The Court of Appeals relied on Lofft v. State Board of Higher Ed., 89 Or App 614, 750 P2d 515 (1988). No petition for review was filed in Lofft, and, therefore we had no occasion to review the Court of Appeals’ 42 USC § 1988 analysis in that case.
In Deras v. Myers, 272 Or 47, 62, 535 P2d 541 (1975), in holding that a statute limiting campaign expenditures violates Article I, section 8, of the Oregon Constitution, we stated:
“[The law] closes or impedes important channels of communication on public issues and thus denies citizens freedom of expression where the protection of that constitutional right is the most necessary to preserve our system of government.”

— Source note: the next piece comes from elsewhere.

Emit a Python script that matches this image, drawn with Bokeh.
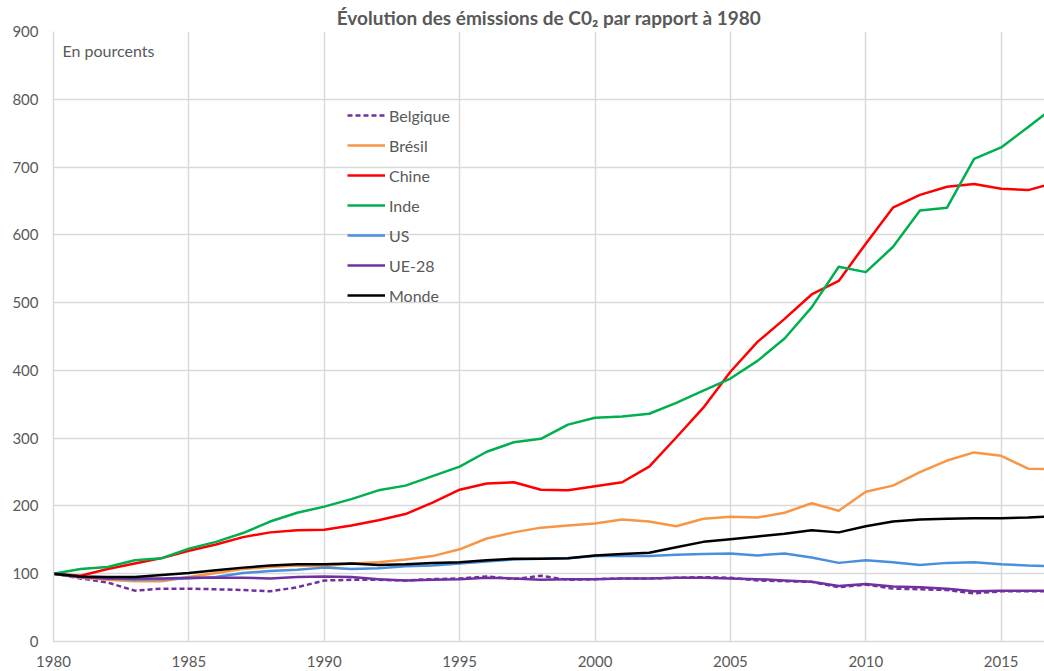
from bokeh.plotting import figure
from bokeh.models import Range1d, FixedTicker, Legend, LegendItem, Label
from bokeh.embed import file_html
from bokeh.resources import INLINE

years = list(range(1980, 2018))

belgique = [100, 93, 87, 75, 78, 78, 77, 76, 74, 80, 90, 91, 91, 90, 92, 93, 96, 92, 97, 91,
            92, 93, 93, 94, 95, 94, 90, 89, 88, 80, 84, 78, 77, 76, 71, 74, 74, 74]
bresil = [100, 94, 91, 89, 89, 95, 101, 107, 110, 112, 111, 115, 117, 121, 126, 136, 152, 161, 168, 171,
          174, 180, 177, 170, 181, 184, 183, 190, 204, 193, 221, 230, 250, 267, 279, 274, 255, 254]
chine = [100, 97, 107, 115, 123, 134, 143, 154, 161, 164, 165, 171, 179, 188, 205, 224, 233, 235, 224, 223,
         229, 235, 258, 301, 345, 398, 442, 476, 512, 532, 587, 640, 659, 671, 675, 668, 666, 677]
inde = [100, 107, 110, 120, 123, 137, 147, 160, 177, 190, 199, 210, 223, 230, 244, 258, 280, 294, 299, 320,
        330, 332, 336, 352, 370, 388, 414, 447, 493, 553, 545, 582, 636, 640, 712, 729, 759, 790]
us = [100, 95, 93, 91, 92, 93, 95, 101, 104, 106, 109, 107, 108, 111, 112, 115, 118, 121, 122, 123,
      126, 126, 126, 128, 129, 130, 127, 130, 124, 116, 120, 117, 113, 116, 117, 114, 112, 111]
ue28 = [100, 95, 93, 93, 93, 94, 94, 94, 93, 95, 96, 95, 92, 90, 91, 92, 94, 93, 91, 92,
        92, 93, 93, 94, 94, 93, 92, 90, 88, 82, 85, 81, 80, 78, 74, 75, 75, 75]
monde = [100, 96, 95, 95, 98, 101, 105, 109, 112, 114, 114, 115, 113, 114, 116, 117, 120, 122, 122, 123,
         127, 129, 131, 139, 147, 151, 155, 159, 164, 161, 170, 177, 180, 181, 182, 182, 183, 185]

series_names = ["Belgique", "Brésil", "Chine", "Inde", "US", "UE-28", "Monde"]
series_values = [belgique, bresil, chine, inde, us, ue28, monde]
series_colors = ["#7030A0", "#F79646", "#FF0000", "#00B050", "#4A8FDE", "#7030A0", "#000000"]
series_dash = ["5 3", "solid", "solid", "solid", "solid", "solid", "solid"]

x_ticks = list(range(1980, 2016, 5))
y_ticks = list(range(0, 901, 100))

TXT = "#595959"
FONT = "Lato"

p = figure(frame_width=991, frame_height=610, output_backend="svg", toolbar_location=None,
           x_range=Range1d(1980, 2016.6), y_range=Range1d(0, 900),
           min_border_left=53, min_border_right=0, min_border_top=31, min_border_bottom=0)

p.title.text = "Évolution des émissions de C0\u2082 par rapport à 1980"
p.title.align = "center"
p.title.text_font = FONT
p.title.text_font_style = "bold"
p.title.text_font_size = "19px"
p.title.text_color = TXT
p.title.offset = -8
p.title.standoff = 6

p.outline_line_color = None
p.background_fill_color = "white"
p.border_fill_color = "white"

for ax in (p.xaxis[0], p.yaxis[0]):
    ax.major_tick_line_color = None
    ax.minor_tick_line_color = None
    ax.axis_line_color = "#d9d9d9"
    ax.axis_line_width = 1.5
    ax.major_label_text_font = FONT
    ax.major_label_text_font_size = "15px"
    ax.major_label_text_color = TXT

p.xaxis.ticker = FixedTicker(ticks=x_ticks)
p.yaxis.ticker = FixedTicker(ticks=y_ticks)
p.xaxis.major_label_standoff = 8
p.yaxis.major_label_standoff = 9

p.xgrid.ticker = FixedTicker(ticks=x_ticks)
p.ygrid.ticker = FixedTicker(ticks=y_ticks)
p.grid.grid_line_color = "#d9d9d9"
p.grid.grid_line_width = 1.5

items = []
for name, vals, col, dash in zip(series_names, series_values, series_colors, series_dash):
    r = p.line(years, vals, line_color=col, line_width=2.5, line_dash=dash, line_join="round")
    items.append(LegendItem(label=name, renderers=[r]))

legend = Legend(items=items, location=(294, 336), orientation="vertical",
                border_line_color=None, background_fill_alpha=0,
                padding=0, margin=0, spacing=10, glyph_width=38, glyph_height=20,
                label_height=20, label_standoff=4,
                label_text_font=FONT, label_text_font_size="16px", label_text_color=TXT)
p.add_layout(legend, "center")

p.add_layout(Label(x=1980, y=900, text="En pourcents", x_offset=9, y_offset=-19,
                   text_baseline="middle", text_font=FONT, text_font_size="16px",
                   text_color=TXT))

open("out.html", "w").write(file_html(p, INLINE))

Roberts’ habeas corpus petition was based on both the state and federal constitutions. This court’s decision, Roberts v. Mills, 290 Or 441, 622 P2d 1094 (1981), does not indicate whether Roberts’ claim was sustained on state or federal constitutional grounds or both.
We recognize that nonavailability of attorney fees for state claims may cause plaintiffs to disfavor state claims when they have federal claims for which fees are available. Indeed, Justice Lent’s arguments in dissent in Roberts are not without merit. As Justice Brennan pointed out in Maine v. Thiboutot, 448 US 1, 11 n 12,100 S Ct 2502, 65 L Ed 2d 555 (1980), “if fees were not available in state courts, federalism concerns would be raised because most plaintiffs would have no choice but to bring their complaints concerning state actions to federal court.” However, after our decision in Roberts, 291 Or 21, those considerations are now in the hands of the legislature, which has not chosen to act in this area. See Friesen, Recovering Damages for State Bills of Rights Claims, 63 Tex L Rev 1269, 1303-10 (1985).